I'm trying to read a Excel file (.xlsx) and I'm getting the error "IndexError: list index out of range". My code is simple:
import pandas as pd
pd.read_excel(r'M:\PUBLIC\Felipe Dias\ONS\DIARIO_16-11-2021.xlsx')
The error:
File "<ipython-input-16-fd0112985376>", line 2, in <module>
pd.read_excel(r'M:\PUBLIC\Felipe Dias\ONS\DIARIO_16-11-2021.xlsx')
File "C:\Users\Felipe.dias\Anaconda3\lib\site-packages\pandas\util\_decorators.py", line 311, in wrapper
return func(*args, **kwargs)
File "C:\Users\Felipe.dias\Anaconda3\lib\site-packages\pandas\io\excel\_base.py", line 364, in read_excel
io = ExcelFile(io, storage_options=storage_options, engine=engine)
File "C:\Users\Felipe.dias\Anaconda3\lib\site-packages\pandas\io\excel\_base.py", line 1233, in __init__
self._reader = self._engines[engine](self._io, storage_options=storage_options)
File "C:\Users\Felipe.dias\Anaconda3\lib\site-packages\pandas\io\excel\_openpyxl.py", line 522, in __init__
super().__init__(filepath_or_buffer, storage_options=storage_options)
File "C:\Users\Felipe.dias\Anaconda3\lib\site-packages\pandas\io\excel\_base.py", line 420, in __init__
self.book = self.load_workbook(self.handles.handle)
File "C:\Users\Felipe.dias\Anaconda3\lib\site-packages\pandas\io\excel\_openpyxl.py", line 533, in load_workbook
return load_workbook(
File "C:\Users\Felipe.dias\Anaconda3\lib\site-packages\openpyxl\reader\excel.py", line 317, in load_workbook
reader.read()
File "C:\Users\Felipe.dias\Anaconda3\lib\site-packages\openpyxl\reader\excel.py", line 281, in read
apply_stylesheet(self.archive, self.wb)
File "C:\Users\Felipe.dias\Anaconda3\lib\site-packages\openpyxl\styles\stylesheet.py", line 198, in apply_stylesheet
stylesheet = Stylesheet.from_tree(node)
File "C:\Users\Felipe.dias\Anaconda3\lib\site-packages\openpyxl\styles\stylesheet.py", line 103, in from_tree
return super(Stylesheet, cls).from_tree(node)
File "C:\Users\Felipe.dias\Anaconda3\lib\site-packages\openpyxl\descriptors\serialisable.py", line 103, in from_tree
return cls(**attrib)
File "C:\Users\Felipe.dias\Anaconda3\lib\site-packages\openpyxl\styles\stylesheet.py", line 94, in __init__
self.named_styles = self._merge_named_styles()
File "C:\Users\Felipe.dias\Anaconda3\lib\site-packages\openpyxl\styles\stylesheet.py", line 114, in _merge_named_styles
self._expand_named_style(style)
File "C:\Users\Felipe.dias\Anaconda3\lib\site-packages\openpyxl\styles\stylesheet.py", line 124, in _expand_named_style
xf = self.cellStyleXfs[named_style.xfId]
File "C:\Users\Felipe.dias\Anaconda3\lib\site-packages\openpyxl\styles\cell_style.py", line 185, in __getitem__
return self.xf[idx]
IndexError: list index out of range
Maybe the Excel file is not proberly formatted, as stated here and here.
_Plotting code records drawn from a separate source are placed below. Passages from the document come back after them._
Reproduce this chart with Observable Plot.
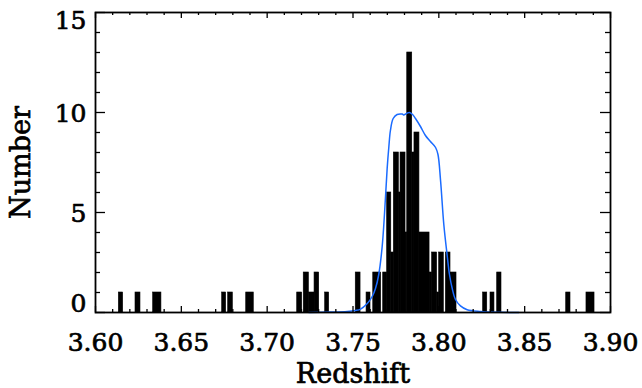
<!DOCTYPE html>
<html>
<head>
<meta charset="utf-8">
<script src="https://cdn.jsdelivr.net/npm/d3@7"></script>
<script src="https://cdn.jsdelivr.net/npm/@observablehq/plot@0.6"></script>
<style>
  html, body { margin: 0; padding: 0; background: #fff; }
  #chart { width: 642px; height: 388px; }
</style>
</head>
<body>
<div id="chart"></div>
<script>
// Histogram segments (redshift bin edges and counts)
const binLo = [3.6136, 3.6233, 3.6336, 3.6738, 3.6773, 3.6878, 3.7175, 3.7213, 3.7243, 3.7276,
               3.7338, 3.7516, 3.7579, 3.7618, 3.7676, 3.7699, 3.7723, 3.7738, 3.7767, 3.7777,
               3.7806, 3.7816, 3.7845, 3.7858, 3.7887, 3.7946, 3.7961, 3.7990, 3.8002, 3.8041,
               3.8068, 3.8258, 3.8301, 3.8340, 3.8742, 3.8860];
const binHi = [3.6161, 3.6262, 3.6384, 3.6761, 3.6800, 3.6922, 3.7204, 3.7243, 3.7276, 3.7303,
               3.7361, 3.7544, 3.7602, 3.7664, 3.7699, 3.7723, 3.7738, 3.7767, 3.7777, 3.7806,
               3.7816, 3.7845, 3.7858, 3.7887, 3.7946, 3.7961, 3.7990, 3.8002, 3.8029, 3.8068,
               3.8103, 3.8282, 3.8324, 3.8365, 3.8767, 3.8907];
const counts = [1, 1, 1, 1, 1, 1, 1, 2, 1, 2,
                1, 2, 1, 2, 2, 6, 3, 8, 6, 8,
                4, 13, 8, 9, 4, 2, 3, 1, 3, 3,
                2, 1, 1, 2, 1, 1];

// Smooth (blue) curve
const curveZ = [3.7243, 3.7369, 3.7466, 3.7515, 3.7544, 3.7583, 3.7612, 3.7631, 3.7650, 3.7670,
                3.7684, 3.7699, 3.7709, 3.7718, 3.7734, 3.7757, 3.7787, 3.7797, 3.7816, 3.7829,
                3.7847, 3.7864, 3.7893, 3.7922, 3.7951, 3.7981, 3.7995, 3.8010, 3.8029, 3.8048,
                3.8062, 3.8078, 3.8097, 3.8126, 3.8165, 3.8243, 3.8359, 3.8466];
const curveN = [0, 0.02, 0.05, 0.1, 0.17, 0.45, 0.8, 1.2, 1.9, 3.3,
                5.0, 7.2, 8.3, 9.1, 9.7, 9.9, 9.92, 9.88, 9.97, 10.0,
                9.9, 9.7, 9.3, 8.85, 8.55, 8.25, 7.9, 6.6, 4.4, 2.9,
                1.9, 1.2, 0.65, 0.33, 0.14, 0.05, 0.01, 0];

// Tick values and labels
const xMajor = [3.60, 3.65, 3.70, 3.75, 3.80, 3.85, 3.90];
const xMinor = [3.61, 3.62, 3.63, 3.64, 3.66, 3.67, 3.68, 3.69, 3.71, 3.72, 3.73, 3.74,
                3.76, 3.77, 3.78, 3.79, 3.81, 3.82, 3.83, 3.84, 3.86, 3.87, 3.88, 3.89];
const yMajor = [0, 5, 10, 15];
const yMinor = [1, 2, 3, 4, 6, 7, 8, 9, 11, 12, 13, 14];
const xTitle = "Redshift";
const yTitle = "Number";

const W = 642, H = 388;
const mL = 95, mR = 32, mT = 12, mB = 76;
const pw = W - mL - mR, ph = H - mT - mB;
const font = "DejaVu Serif";
const fs = 25;
const txt = {fill: "#000", stroke: "#000", strokeWidth: 0.7};

const bars = counts.map((c, i) => ({lo: binLo[i], hi: binHi[i], n: c}));
const curve = curveZ.map((z, i) => ({z, n: curveN[i]}));

const chart = Plot.plot({
  width: W, height: H,
  marginLeft: mL, marginRight: mR, marginTop: mT, marginBottom: mB,
  style: {fontFamily: font, background: "#fff", overflow: "visible"},
  x: {domain: [3.60, 3.90], axis: null},
  y: {domain: [0, 15], axis: null},
  marks: [
    Plot.rect(bars, {x1: "lo", x2: "hi", y1: () => 0, y2: "n", fill: "#000", stroke: "#000", strokeWidth: 0.6}),
    Plot.line(curve, {x: "z", y: "n", curve: "catmull-rom", stroke: "#1a6bff", strokeWidth: 1.5}),
    // ticks pointing inward on all four sides
    Plot.ruleX(xMinor, {insetTop: ph - 3, stroke: "#000", strokeWidth: 1.3}),
    Plot.ruleX(xMajor, {insetTop: ph - 6, stroke: "#000", strokeWidth: 1.3}),
    Plot.ruleX(xMinor, {insetBottom: ph - 3, stroke: "#000", strokeWidth: 1.3}),
    Plot.ruleX(xMajor, {insetBottom: ph - 6, stroke: "#000", strokeWidth: 1.3}),
    Plot.ruleY(yMinor, {insetRight: pw - 5, stroke: "#000", strokeWidth: 1.3}),
    Plot.ruleY(yMajor, {insetRight: pw - 10, stroke: "#000", strokeWidth: 1.3}),
    Plot.ruleY(yMinor, {insetLeft: pw - 5, stroke: "#000", strokeWidth: 1.3}),
    Plot.ruleY(yMajor, {insetLeft: pw - 10, stroke: "#000", strokeWidth: 1.3}),
    Plot.frame({stroke: "#000", strokeWidth: 1.8}),
    // x tick labels
    Plot.text(xMajor, {x: d => d, frameAnchor: "bottom", dy: 30, text: d => d3.format(".2f")(d),
      fontSize: fs, ...txt, textAnchor: "middle", lineAnchor: "middle"}),
    // y tick labels (IDL style: top label pushed down, bottom label pushed up)
    Plot.text(yMajor.filter(d => d > 0 && d < 15), {y: d => d, frameAnchor: "left", dx: -9, dy: 1,
      text: d => String(d), fontSize: fs, ...txt, textAnchor: "end", lineAnchor: "middle"}),
    Plot.text(yMajor.filter(d => d === 15), {y: d => d, frameAnchor: "left", dx: -9, dy: 8.3,
      text: d => String(d), fontSize: fs, ...txt, textAnchor: "end", lineAnchor: "middle"}),
    Plot.text(yMajor.filter(d => d === 0), {y: d => d, frameAnchor: "left", dx: -9, dy: -8.4,
      text: d => String(d), fontSize: fs, ...txt, textAnchor: "end", lineAnchor: "middle"}),
    // axis titles
    Plot.text([xTitle], {frameAnchor: "bottom", dy: 62, text: d => d, fontSize: 27, ...txt,
      textAnchor: "middle", lineAnchor: "middle"}),
    Plot.text([yTitle], {frameAnchor: "left", dx: -74, text: d => d, fontSize: 27, ...txt,
      rotate: -90, textAnchor: "middle", lineAnchor: "middle"})
  ]
});
document.getElementById("chart").appendChild(chart);
</script>
</body>
</html>
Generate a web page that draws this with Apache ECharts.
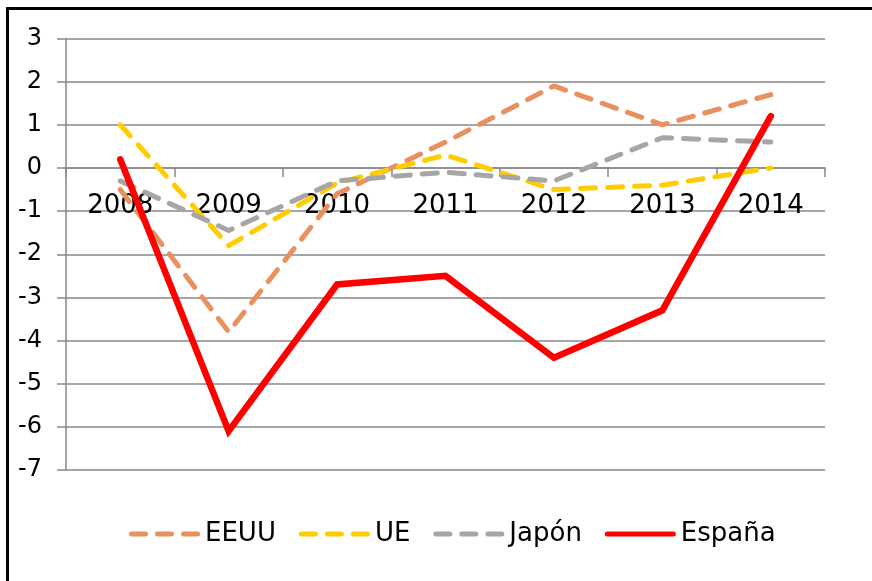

But when I manually save the Excel file, the file is a "Excel Workbook (*.xlsx)" not a "Strict XML Open Spreadsheet", like in those other questions:
Print Screen: saving the Excel file manually
I downloaded this file from the web, so maybe the file is broken, but I don't know how to check it.
Thanks for your attention!
Edit 1:
Here is a print screen from the website's HTML
I don't know HTML, but I found strange that the file id is "xls-link" and its href is "./Html/DIARIO_16-11-2021.xlsx".
Like @Wayne said, when he downloaded the file, it came as .xls. After reading this answer, I tried running
pd.read_excel(r'M:\PUBLIC\Felipe Dias\ONS\DIARIO_16-11-2021.xls')
And got the error "[Errno 2] No such file or directory: 'M:\PUBLIC\Felipe Dias\ONS\DIARIO_16-11-2021.xls' "
Then I tried to open the file manually and save it as .xls. After running the code above, it actually worked!
But now my problem is: I will have to manually open and save as .xls all +5000 daily files that I need, which is a tedious quest. Does anyone know how I could do this automatically (without actually open it, because I still can't figure it out)?